Hasina resigned and fled the country last Monday after a month of deadly protests. She was on good terms with India during her 15 years in office, which led some of her detractors to denounce her as a puppet of the Indian government. Mobs in majority-Muslim Bangladesh began attacking Hindus and vandalizing their property after Hasina’s ouster.
According to police in Ghaziabad, located in India’s Uttar Pradesh state, a group of about 20 people belonging to a Hindu nationalist group called Hindu Raksha Dal attacked a cluster of shanties near a railroad station on Friday night and destroyed many of their ramshackle dwellings, known as jhuggis in India. The attackers loudly accused their victims of being Bangladeshi infiltrators during the assault.

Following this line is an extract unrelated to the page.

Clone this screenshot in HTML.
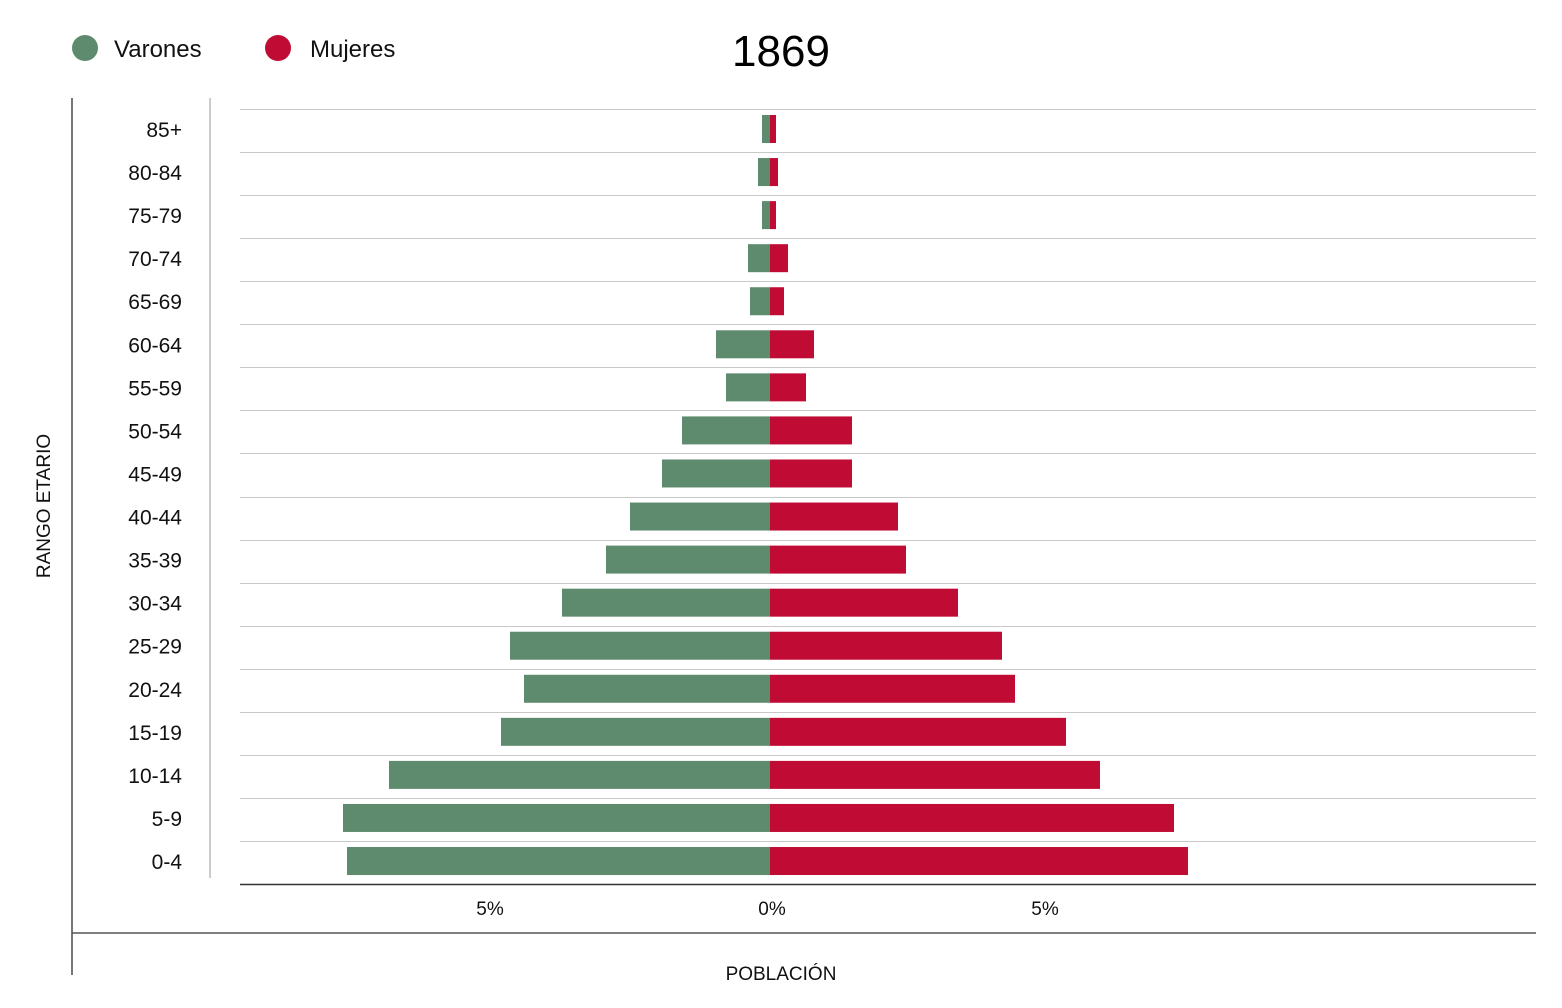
<!DOCTYPE html>
<html><head><meta charset="utf-8"><style>body{margin:0;background:#fff}svg{display:block}text{font-family:"Liberation Sans",sans-serif}</style></head><body>
<svg width="1562" height="1008" xmlns="http://www.w3.org/2000/svg">
<circle cx="85" cy="48" r="13" fill="#5e8b6e"/>
<text x="114" y="57" font-size="24" fill="#111">Varones</text>
<circle cx="278" cy="48" r="13" fill="#c00c35"/>
<text x="310" y="57" font-size="24" fill="#111">Mujeres</text>
<text x="781" y="66" font-size="44" text-anchor="middle" fill="#000">1869</text>
<line x1="72" y1="98" x2="72" y2="975" stroke="#777" stroke-width="2"/>
<line x1="210" y1="98" x2="210" y2="878" stroke="#ccc" stroke-width="2"/>
<line x1="72" y1="933" x2="1536" y2="933" stroke="#555" stroke-width="1.5"/>
<g id="g"></g>
<text transform="translate(50,506) rotate(-90)" font-size="19" text-anchor="middle" fill="#111">RANGO ETARIO</text>
<text x="781" y="980" font-size="19" text-anchor="middle" fill="#111">POBLACIÓN</text>
<text x="490" y="915" font-size="19" text-anchor="middle" fill="#111">5%</text>
<text x="772" y="915" font-size="19" text-anchor="middle" fill="#111">0%</text>
<text x="1045" y="915" font-size="19" text-anchor="middle" fill="#111">5%</text>
<line x1="240" y1="884.5" x2="1536" y2="884.5" stroke="#333" stroke-width="1.5"/>
</svg>
<script>
var d=[["85+",762,776],["80-84",758,778],["75-79",762,776],["70-74",748,788],["65-69",750,784],["60-64",716,814],["55-59",726,806],["50-54",682,852],["45-49",662,852],["40-44",630,898],["35-39",606,906],["30-34",562,958],["25-29",510,1002],["20-24",524,1015],["15-19",501,1066],["10-14",389,1100],["5-9",343,1174],["0-4",347,1188]];
var s="",st=43.06;
d.forEach(function(r,i){var c=129+i*st;var gy=Math.round(c-20)+0.5;
s+='<line x1="240" y1="'+gy+'" x2="1536" y2="'+gy+'" stroke="#c8c8c8" stroke-width="1"/>';
s+='<rect x="'+r[1]+'" y="'+(c-14)+'" width="'+(770-r[1])+'" height="28" fill="#5e8b6e"/>';
s+='<rect x="770" y="'+(c-14)+'" width="'+(r[2]-770)+'" height="28" fill="#c00c35"/>';
s+='<text x="182" y="'+(c+8)+'" font-size="21" text-anchor="end" fill="#111">'+r[0]+'</text>';});
document.getElementById("g").innerHTML=s;
</script>
</body></html>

Hindu Raksha Dal and its leader, Bhupendra “Pinky” Chowdhary, were accused of several similar assaults over the previous few days. Sometimes they drove off people they accused of being illegal migrants from Bangladesh, and on other occasions, they destroyed, or even burned, the shanties in which their targets dwelled.
Ghaziabad Police Commissioner Ajay Kumar Mishra said the people attacked in his town were not immigrants from Bangladesh, but rather natives of Uttar Pradesh.
“I tried to explain to them that these people are not from Bangladesh, but they continued beating them and damaging their shelters,” police inspector Sanjiv Kumar said of his encounter with Pinky and his crew on Friday night.
Mishra said the police were considering invoking India’s National Security Act (NSA) against Hindu Raksha Dal and using Internet video they created of their own criminal actions as evidence against them. The attackers will be charged with “insulting religious beliefs” in addition to assault and vandalism.
“We are in the process of identifying others seen in the video and they will soon be behind bars,” Mishra promised.
Ghaziabad police said they were also on the lookout for an individual who posted a video on social media threatening violence against “Rohingyas and Bangladeshis” unless they leave India within three days.
Hundreds of demonstrators gathered in Bangladesh’s capital of Dhaka on Friday to protest violence targeting the Hindu minority.
The Bangladesh Hindu Buddhist Christian Unity Council (BHBCUC) estimated on Friday that 52 of the nation’s 64 districts have witnessed communal violence against religious minorities since Hasina resigned a week ago. One person has been killed and at least 45 injured in these attacks.
“There is deep apprehension, anxiety and uncertainty among minorities across the country,” BHBCUC said in an open letter on Friday.